The move toward self-supporting air traffic control utilities has created a worthwhile customer/provider relationship that replaces the air traffic control provider’s dependence on politically determined funding. The self-supporting model also permits the issuance of revenue bonds to finance long-lived capital modernization efforts, which was not possible prior to self- support, since the air traffic control user fee revenues belonged to the national government, not the air traffic control provider.
Third, we have seen empirical evidence of a changed organizational culture in many of the ATC corporations. They are generally able to hire and retain experienced managers, engineers, and software experts, thereby regaining control of technology development from aerospace companies on whom they were formerly overly dependent. This is leading to reductions in overhead costs, more cost-effective technology improvements, and increases in productivity.
Governance is still a work in progress, with many of the government corporations being dependent on one or two government shareholders. By contrast, the stakeholder board concept has proved workable and effective for more than two decades at Nav Canada, the world’s second-largest air traffic control provider and widely considered one of the best. A governing board representing all the principal aviation stakeholders gives the air traffic control provider a governance model much like the user cooperative model well-known in the rural utilities sector in the United States.

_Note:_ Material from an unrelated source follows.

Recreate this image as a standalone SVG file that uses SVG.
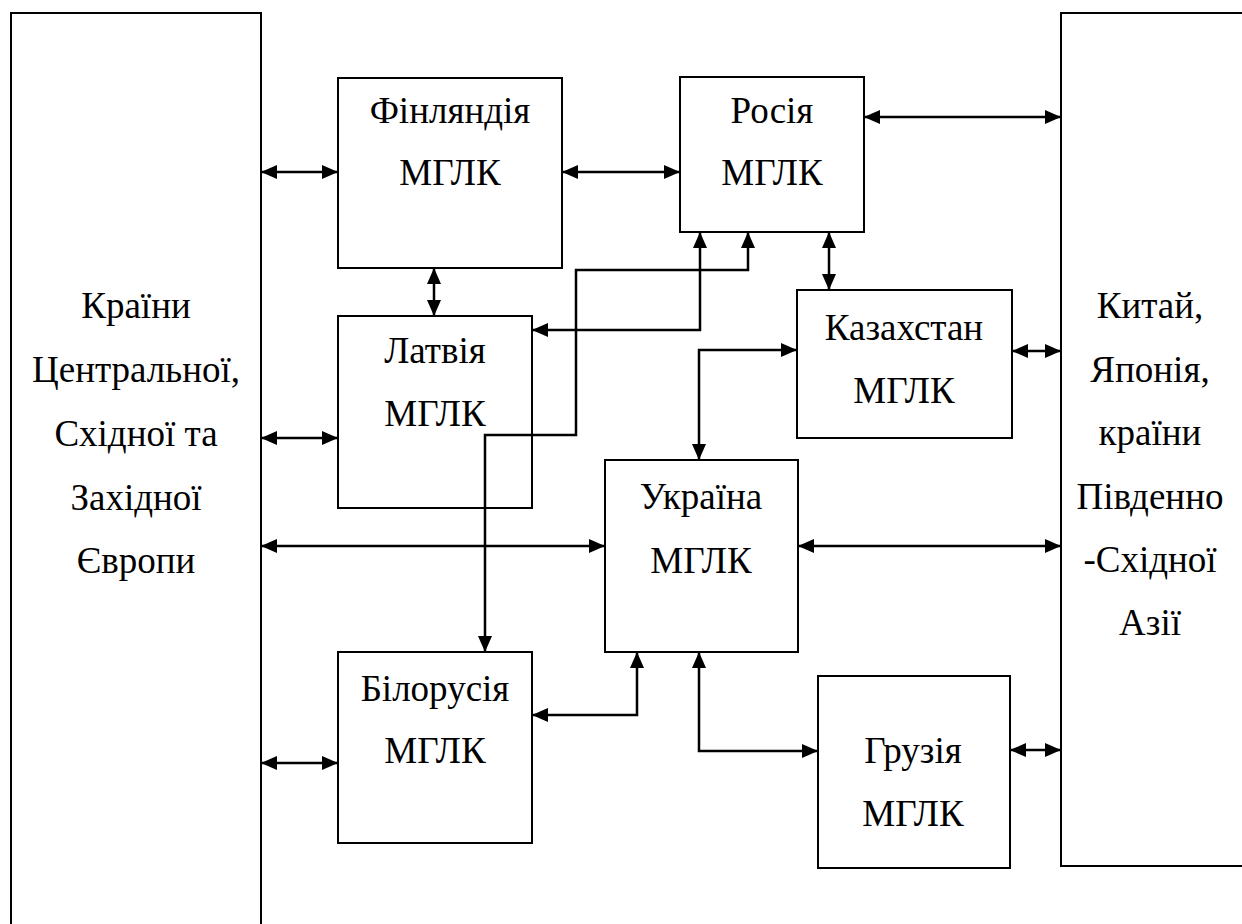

It is a model that may offer governance improvements to many air traffic control providers currently organized as government corporations.
To sum up, the world of air traffic control has changed markedly in the decades since the corporatization of Airways New Zealand in 1987. The United States is the last major country that stands apart from this reform. It is conceivable that the growing track record of self-supporting air traffic control corporations will lead to some version of this model being adopted in the United States within the next decade.